Delhi’s industrial estates may be coming loose at the hinges, but city authorities are still trying to figure out where to arrange funds for their upkeep. Delhi government, on its part, is sticking to its guns and insisting that these bodies manage the upkeep of estates with their allotted funds.
“Both Delhi State Industrial and Infrastructure Development Corporation (DSIIDC) and the Municipal Corporation of Delhi have approached the Delhi government for additional funds to maintain the 28 such estates.
While the DSIIDC has demanded an additional Rs 100 crore, MCD has demanded about Rs 175 crore,” said Delhi chief secretary Rakesh Mehta. He said while the government was willing to pitch in a one-time amount as assistance for any large-scale development work, it was not willing to bail the bodies out when it came to regular maintenance of these estates.

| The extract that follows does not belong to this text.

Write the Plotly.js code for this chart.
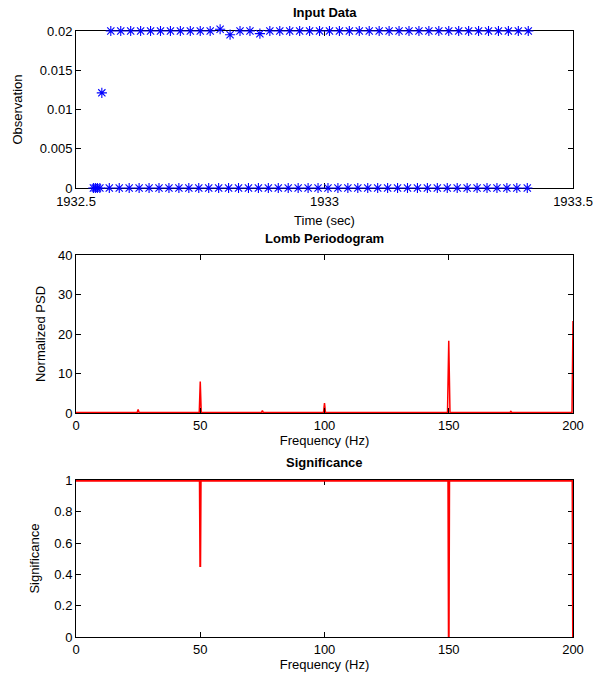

“Traders are supposed to pay 15 per cent of the maintenance expenses, which they have not for at least a decade,” said Mehta. MCD standing committee chairman Vijender Gupta, however, expressed annoyance, over what he called the state government’s delaying tactics.“We had placed a demand for Rs 450 crore, but the Delhi government asked us to hand over our industrial estates and let DSIIDC look after them. Why should we? They are simply trying to take over our powers,” said Gupta. The MCD is responsible for 26 industrial estates in Delhi that include Wazirpur Industrial Area, Okhla Phase I and II, Mayapuri and Badli industrial areas among others. DSIIDC is responsible for the upkeep of the Bawana and Narela industrial estates.
State finance minister AK Walia had a different take on the issue. He felt the MCD should “put its house in order” as they already receive substantial funds. “They receive Rs 2,500 crore which is a substantial chunk of funds. We had asked them to hand over some industrial estates since they were clearly not able to maintain them,” he said.